The trees’ needles glowed a flaming orange; their bark was a ghostly gray. Millar estimated that the damage encompassed 60 to 70% of the bristlecones on Telescope Peak.
“It’s like coming across a murder scene,” said Millar, an emerita research ecologist with the U.S. Forest Service who has studied bristlecone pines for the better part of 40 years.
In a study published this spring, she and fellow researchers showed that the West’s worst drought in at least 1,200 years had critically weakened the trees. Voracious bark beetles — a threat to which bristlecones were previously thought immune — delivered the death blow.
After outlasting millennia of disruptions and disaster, human-caused climate change is proving too much for the ancient trees to bear. Rising temperatures have caused an explosion in the populations of insects that threaten the trees and undermined their capacity to defend themselves, scientists say. Although Great Basin bristlecone pines are not considered at risk of extinction, cherished specimens and distinctive populations are struggling to survive.
And bristlecones are not the only victims. At this very moment, a fast-moving fire is scorching through the iconic giant sequoia grove in Yosemite National Park. Cedars are choking on saltwater as rising seas engulf shorelines on the East Coast. A rare oak species clings to life as the Texas desert grows hotter and drier.
A new study, published Wednesday in the journal Nature, found that climate change has pushed almost a quarter of Earth’s best-protected forests to a “critical threshold” for lost resilience — the point at which even a minor drought or heat wave could tip them into catastrophic decline.
23% of untouched forests are approaching the point at which they could be pushed into an abrupt and irreversible transition, the scientists said. Rainforest could turn into grassland. Thick stands of pine might give way to shrubs and desert.

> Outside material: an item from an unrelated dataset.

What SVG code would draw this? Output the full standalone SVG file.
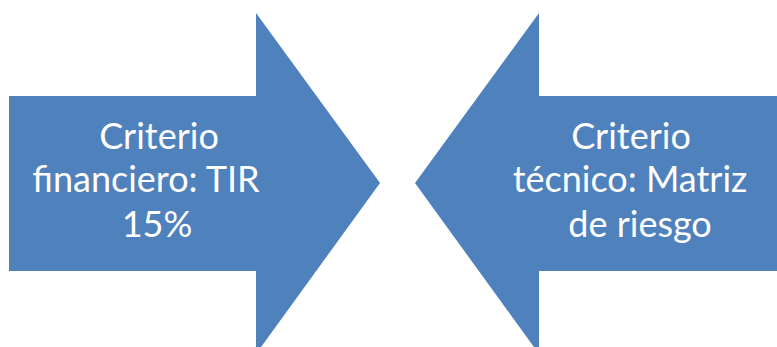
<svg xmlns="http://www.w3.org/2000/svg" width="777" height="347" viewBox="0 0 777 347">
  <style>
    .arrow { fill: #4F81BD; }
    .label { fill: #FFFFFF; font-family: Lato, "Open Sans", "Liberation Sans", sans-serif; font-size: 36px; text-anchor: middle; }
  </style>
  <rect width="777" height="347" fill="#FFFFFF"/>
  <!-- Right-pointing arrow: financial criterion -->
  <g id="criterio-financiero">
    <polygon class="arrow" points="9,96 256,96 256,13 380,183 256,354 256,271 9,271"/>
    <text class="label" x="159" y="149">Criterio</text>
    <text class="label" x="146" y="192">financiero: TIR</text>
    <text class="label" x="157" y="237">15%</text>
  </g>
  <!-- Left-pointing arrow: technical criterion -->
  <g id="criterio-tecnico">
    <polygon class="arrow" points="786,96 539,96 539,13 415,183 539,354 539,271 786,271"/>
    <text class="label" x="631" y="149">Criterio</text>
    <text class="label" x="630" y="192">técnico: Matriz</text>
    <text class="label" x="640" y="237">de riesgo</text>
  </g>
  <g id="connectors"/>
</svg>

“It’s a strong warning, I think, for society,” said Giovanni Forzieri, a professor of sustainable development and climate change at the University of Florence and lead author of the Nature study.
To Murphy Westwood, the vice president for science and conservation at the Morton Arboretum in Illinois, each loss feels like a moral failing.
“It’s overwhelming and almost crushing,” she said, “the stark reality of the biodiversity crisis that’s on our hands.”
Last year, Westwood helped publish a sweeping assessment of 58,497 tree species worldwide that found that nearly 30% are at risk of being wiped out. At least 142 species have gone extinct in the wild.
It’s not just trees. With global temperatures already more than 1˚C (1.8˚F) higher than in the preindustrial era, the Earth is losing species at a rate hundreds to thousands of times faster than normal.
If the world remains on its current warming track, as much as 29% of all creatures on land will face very high risk of extinction. In the ocean, the destruction will be even greater.